Jusque-là rien ne distingue
l’attitude des Latino-américains de celle manifestée, par exemple, par les
Européens. Mais la fusée latino-américaine dispose d’un deuxième étage qui fait
défaut à son homologue du vieux continent. Ce second élément, bien qu’ayant la
même cible, n’a pas la même charge selon les pays. Le Mexique, particulièrement
sourcilleux pour tout ce qui concerne la souveraineté et la non-ingérence, a
mis un premier caillou dans la chaussure du président Obama. José Antonio
Meade, secrétaire d’Etat aux relations extérieures, a en effet déclaré la chose
suivante : « Quand les normes sont violées les explications ne sont
pas suffisantes, nous attendons une enquête opportune, permettant d’identifier
les responsabilités et les mesures correctives adoptées. » Le Brésil a été
beaucoup plus loin. Sa présidente a spectaculairement manifesté son
mécontentement en suspendant une visite d’Etat programmée à Washington en
octobre.
Un certain nombre de décisions à
caractère défensif et opérationnels ont été, par ailleurs, annoncées. Le Brésil
a été particulièrement en pointe. Ses autorités ont en effet décidé d’imposer à
l’administration publique un codage des courriels selon des modalités élaborés
par le service fédéral de protection des données (ou Serpro). Le ministre
brésilien des communications a par ailleurs déposé un projet de loi visant à
contraindre les entreprises étrangères transnationales, présentes sur son
territoire et offrant un accès à internet, à « stocker » leurs
données sur place et à ne plus les envoyer dans un pays étranger.
La présidente brésilienne a
également centré son discours, lors de la dernière assemblée générale de l’ONU,
sur l’urgence et la nécessité de mettre en œuvre un instrument international
garantissant l’inviolabilité et la protection des données transitant par
internet.
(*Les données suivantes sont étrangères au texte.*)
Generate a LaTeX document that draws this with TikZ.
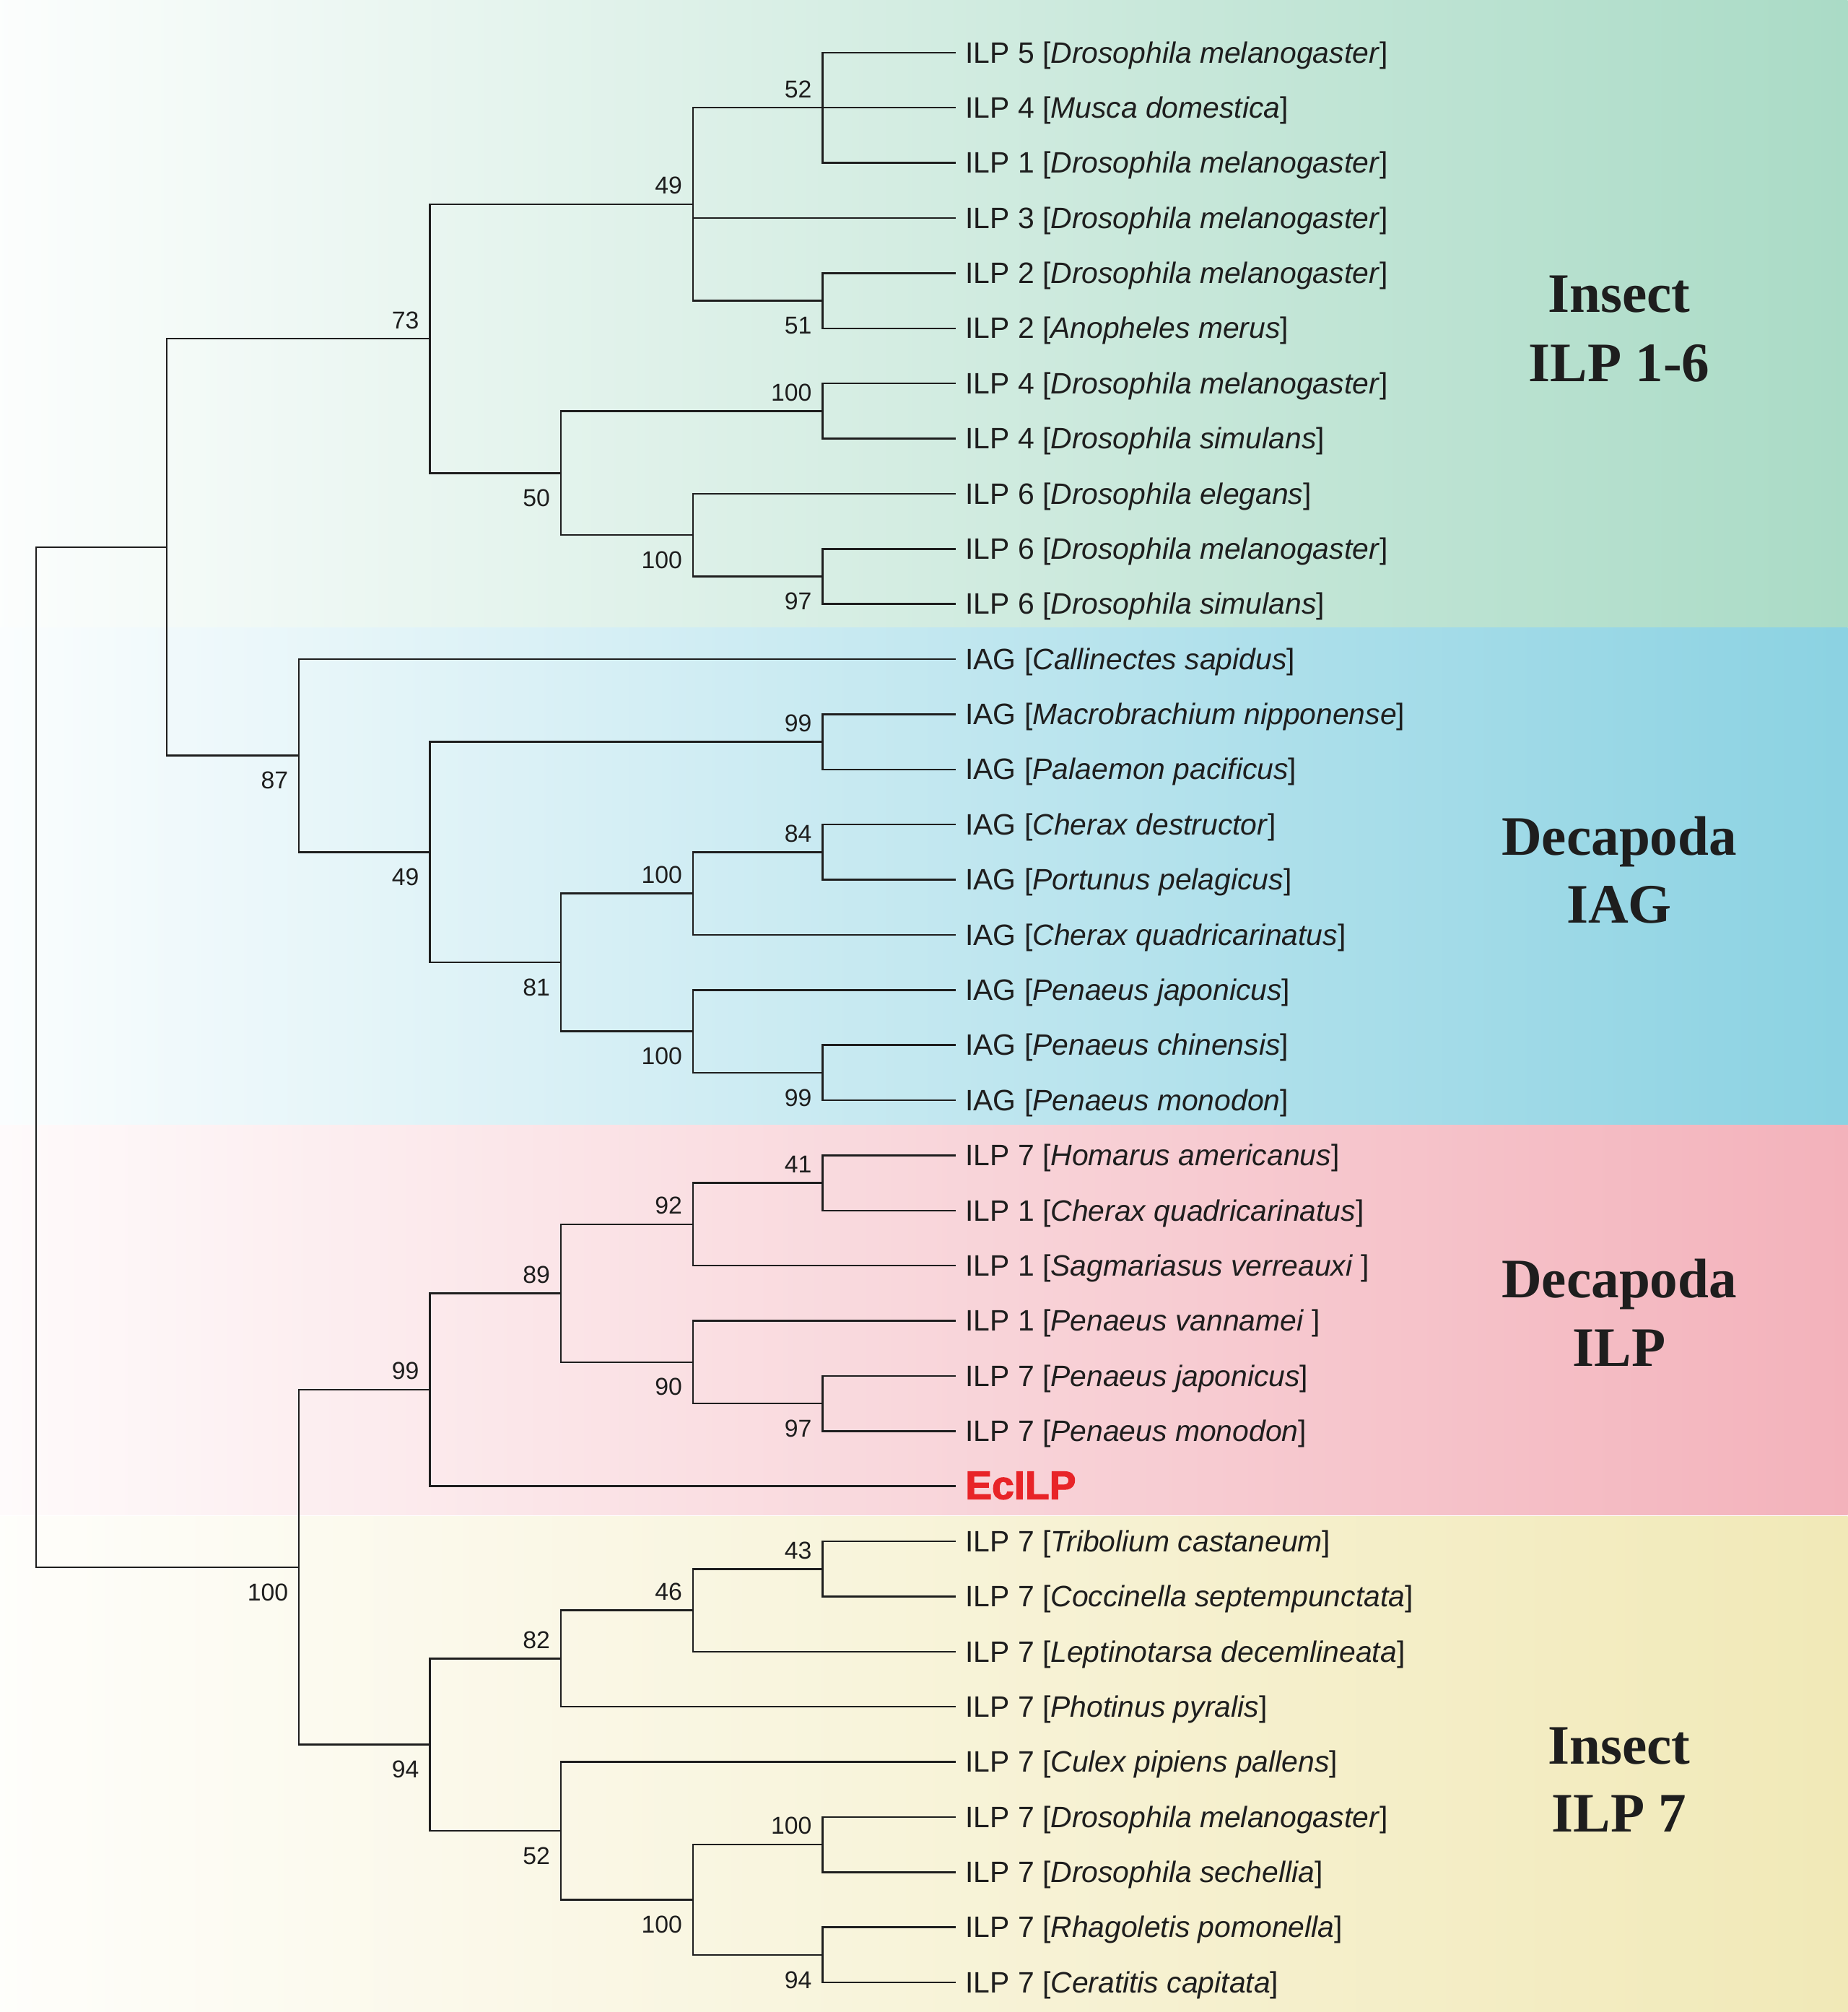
\documentclass[tikz,border=0pt]{standalone}
\usepackage{fontspec}
\setmainfont{Liberation Sans}
\newfontfamily\cladefont{Liberation Serif}
\newfontfamily\ecfont{Liberation Sans}[BoldFeatures={FakeBold=2.2}]
\usetikzlibrary{calc}
\definecolor{gR}{RGB}{170,219,198}
\definecolor{bR}{RGB}{139,210,226}
\definecolor{pR}{RGB}{243,178,187}
\definecolor{yR}{RGB}{241,233,183}
\definecolor{ecred}{RGB}{232,36,40}
\definecolor{ink}{RGB}{30,30,30}
\newcommand{\spn}[1]{\textit{#1}}
\begin{document}
\begin{tikzpicture}[x=0.5pt,y=-0.5pt,
  branch/.style={draw=ink,line width=0.7pt},
  leaflab/.style={anchor=base west,inner sep=0pt,text=ink,font=\fontsize{11.5}{13}\selectfont},
  bsl/.style={anchor=base east,inner sep=0pt,text=ink,font=\fontsize{9.5}{11}\selectfont},
  cladelab/.style={anchor=base,inner sep=0pt,text=ink,font=\cladefont\bfseries\fontsize{21.7}{26}\selectfont}]
\useasboundingbox (0,0) rectangle (1440,1568);
% background bands
\shade[left color=gR!4!white,right color=gR] (0,0) rectangle (1440,489);
\shade[left color=bR!4!white,right color=bR] (0,489) rectangle (1440,877);
\shade[left color=pR!6!white,right color=pR] (0,877) rectangle (1440,1180.5);
\shade[left color=yR!6!white,right color=yR] (0,1182) rectangle (1440,1568);
% leaf tips
\foreach \i/\yy in {1/41,2/83.97,3/126.94,4/169.91,5/212.88,6/255.85,7/298.82,8/341.79,9/384.76,10/427.73,11/470.70,12/513.67,13/556.64,14/599.61,15/642.58,16/685.55,17/728.52,18/771.49,19/814.46,20/857.43,21/900.40,22/943.37,23/986.34,24/1029.31,25/1072.28,26/1115.25,27/1158.22,28/1201.19,29/1244.16,30/1287.13,31/1330.10,32/1373.07,33/1416.04,34/1459.01,35/1501.98,36/1544.95}
  {\coordinate (t\i) at (745,\yy);}
% internal nodes
\coordinate (R) at (28,823.9);
\coordinate (N1) at (130,426.4);
\coordinate (N73) at (335,264.0);
\coordinate (N49a) at (540,159.2);
\coordinate (N52) at (641,83.97);
\coordinate (N51) at (641,234.4);
\coordinate (N50a) at (437,368.7);
\coordinate (N100a) at (641,320.3);
\coordinate (N100b) at (540,417.0);
\coordinate (N97a) at (641,449.2);
\coordinate (N87) at (233,588.9);
\coordinate (N49b) at (335,664.1);
\coordinate (N99a) at (641,578.1);
\coordinate (N81) at (437,750.0);
\coordinate (N100c) at (540,696.3);
\coordinate (N84) at (641,664.1);
\coordinate (N100d) at (540,803.7);
\coordinate (N99b) at (641,836.0);
\coordinate (N100e) at (233,1221.3);
\coordinate (N99c) at (335,1083.0);
\coordinate (N89) at (437,1007.8);
\coordinate (N92) at (540,954.1);
\coordinate (N41) at (641,921.9);
\coordinate (N90) at (540,1061.5);
\coordinate (N97b) at (641,1093.8);
\coordinate (N94a) at (335,1359.6);
\coordinate (N82) at (437,1292.5);
\coordinate (N46) at (540,1254.9);
\coordinate (N43) at (641,1222.7);
\coordinate (N52b) at (437,1426.8);
\coordinate (N100f) at (540,1480.5);
\coordinate (N100g) at (641,1437.5);
\coordinate (N94b) at (641,1523.5);
% branches
\foreach \p/\c in {R/N1,R/N100e,
  N1/N73,N1/N87,
  N73/N49a,N73/N50a,
  N49a/N52,N49a/t4,N49a/N51,
  N52/t1,N52/t2,N52/t3,
  N51/t5,N51/t6,
  N50a/N100a,N50a/N100b,
  N100a/t7,N100a/t8,
  N100b/t9,N100b/N97a,
  N97a/t10,N97a/t11,
  N87/t12,N87/N49b,
  N49b/N99a,N49b/N81,
  N99a/t13,N99a/t14,
  N81/N100c,N81/N100d,
  N100c/N84,N100c/t17,
  N84/t15,N84/t16,
  N100d/t18,N100d/N99b,
  N99b/t19,N99b/t20,
  N100e/N99c,N100e/N94a,
  N99c/N89,N99c/t27,
  N89/N92,N89/N90,
  N92/N41,N92/t23,
  N41/t21,N41/t22,
  N90/t24,N90/N97b,
  N97b/t25,N97b/t26,
  N94a/N82,N94a/N52b,
  N82/N46,N82/t31,
  N46/N43,N46/t30,
  N43/t28,N43/t29,
  N52b/t32,N52b/N100f,
  N100f/N100g,N100f/N94b,
  N100g/t33,N100g/t34,
  N94b/t35,N94b/t36}
  {\draw[branch] (\p) |- (\c);}
% bootstrap values: above (top child) / below (bottom child)
\foreach \n/\v in {N52/52,N49a/49,N73/73,N100a/100,N99a/99,N84/84,N100c/100,N41/41,N92/92,N89/89,N99c/99,N43/43,N46/46,N82/82,N100g/100}
  {\node[bsl] (b\n) at ($(\n)+(-8,-8)$) {\v};}
\foreach \n/\v in {N51/51,N50a/50,N100b/100,N97a/97,N87/87,N49b/49,N81/81,N100d/100,N99b/99,N90/90,N97b/97,N100e/100,N94a/94,N52b/52,N100f/100,N94b/94}
  {\node[bsl] (b\n) at ($(\n)+(-8,26)$) {\v};}
% leaf labels
\foreach \i/\txt in {
  1/{ILP 5 [\spn{Drosophila melanogaster}]},
  2/{ILP 4 [\spn{Musca domestica}]},
  3/{ILP 1 [\spn{Drosophila melanogaster}]},
  4/{ILP 3 [\spn{Drosophila melanogaster}]},
  5/{ILP 2 [\spn{Drosophila melanogaster}]},
  6/{ILP 2 [\spn{Anopheles merus}]},
  7/{ILP 4 [\spn{Drosophila melanogaster}]},
  8/{ILP 4 [\spn{Drosophila simulans}]},
  9/{ILP 6 [\spn{Drosophila elegans}]},
  10/{ILP 6 [\spn{Drosophila melanogaster}]},
  11/{ILP 6 [\spn{Drosophila simulans}]},
  12/{IAG [\spn{Callinectes sapidus}]},
  13/{IAG [\spn{Macrobrachium nipponense}]},
  14/{IAG [\spn{Palaemon pacificus}]},
  15/{IAG [\spn{Cherax destructor}]},
  16/{IAG [\spn{Portunus pelagicus}]},
  17/{IAG [\spn{Cherax quadricarinatus}]},
  18/{IAG [\spn{Penaeus japonicus}]},
  19/{IAG [\spn{Penaeus chinensis}]},
  20/{IAG [\spn{Penaeus monodon}]},
  21/{ILP 7 [\spn{Homarus americanus}]},
  22/{ILP 1 [\spn{Cherax quadricarinatus}]},
  23/{ILP 1 [\spn{Sagmariasus verreauxi} ]},
  24/{ILP 1 [\spn{Penaeus vannamei} ]},
  25/{ILP 7 [\spn{Penaeus japonicus}]},
  26/{ILP 7 [\spn{Penaeus monodon}]},
  28/{ILP 7 [\spn{Tribolium castaneum}]},
  29/{ILP 7 [\spn{Coccinella septempunctata}]},
  30/{ILP 7 [\spn{Leptinotarsa decemlineata}]},
  31/{ILP 7 [\spn{Photinus pyralis}]},
  32/{ILP 7 [\spn{Culex pipiens pallens}]},
  33/{ILP 7 [\spn{Drosophila melanogaster}]},
  34/{ILP 7 [\spn{Drosophila sechellia}]},
  35/{ILP 7 [\spn{Rhagoletis pomonella}]},
  36/{ILP 7 [\spn{Ceratitis capitata}]}}
  {\node[leaflab] (L\i) at ($(t\i)+(7,8)$) {\txt};}
\node[anchor=base west,inner sep=0pt,text=ecred,font=\ecfont\bfseries\fontsize{15.5}{17}\selectfont] (L27) at ($(t27)+(7,10)$) {EcILP};
% clade labels
\node[cladelab] (c1a) at (1262,243.5) {Insect};
\node[cladelab] (c1b) at (1262,297.5) {ILP 1-6};
\node[cladelab] (c2a) at (1262,666.5) {Decapoda};
\node[cladelab] (c2b) at (1262,719.5) {IAG};
\node[cladelab] (c3a) at (1262,1011.5) {Decapoda};
\node[cladelab] (c3b) at (1262,1064.5) {ILP};
\node[cladelab] (c4a) at (1262,1374.5) {Insect};
\node[cladelab] (c4b) at (1262,1427.5) {ILP 7};
\end{tikzpicture}
\end{document}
Le Brésil a reçu aux Nations unies le soutien de ses associés des groupes
IBAS (Inde-Brésil-Afrique du sud) et des BRIC (Brésil-Russie-Inde-Chine). Il a
par ailleurs sollicité et reçu le soutien de la quasi-totalité de ses
partenaires sud-américains du Mercosul (Argentine-Uruguay-Venezuela) et de
l’UNASUR (Union des nations sud-américaines). Cette dernière, selon le ministre
équatorien des Affaires étrangères, Ricardo Patiño, a décidé d’étudier la mise
en œuvre d’une plate-forme commune de communications visant à réduire le risque
d’espionnage. L’Argentine et le Brésil ont par ailleurs signé un accord visant
à mutualiser leurs cyberdéfenses. L’Argentine doit envoyer en décembre une
mission militaire à cet effet auprès du CDECiber (Centre brésilien de défense
en matière de cyber-écoute). Les deux ministères vont proposer à l’issue de
cette rencontre une feuille de route, assortie d’un budget, à leurs
gouvernements respectifs.
La crise ouverte en Amérique
latine par la révélation du périmètre d’action de l’Agence de sécurité des
Etats-Unis a sans aucun doute été accentuée par les mésaventures du chef de
l’Etat bolivien, Evo Morales, au-dessus du ciel européen le 4 juillet dernier
(voir les archives d’affaires stratégiques). Mais elle signale bien au-delà une
distance grandissante avec les pays Occidentaux – les Etats-Unis bien sûr, mais
aussi avec les pays européens, à l’exception notable de l’Allemagne – constatée
sur bien d’autres dossiers conflictuels comme ceux de l’OMC (Organisation
mondiale du commerce), du Proche et du Moyen-Orient (Iran, Libye, Syrie).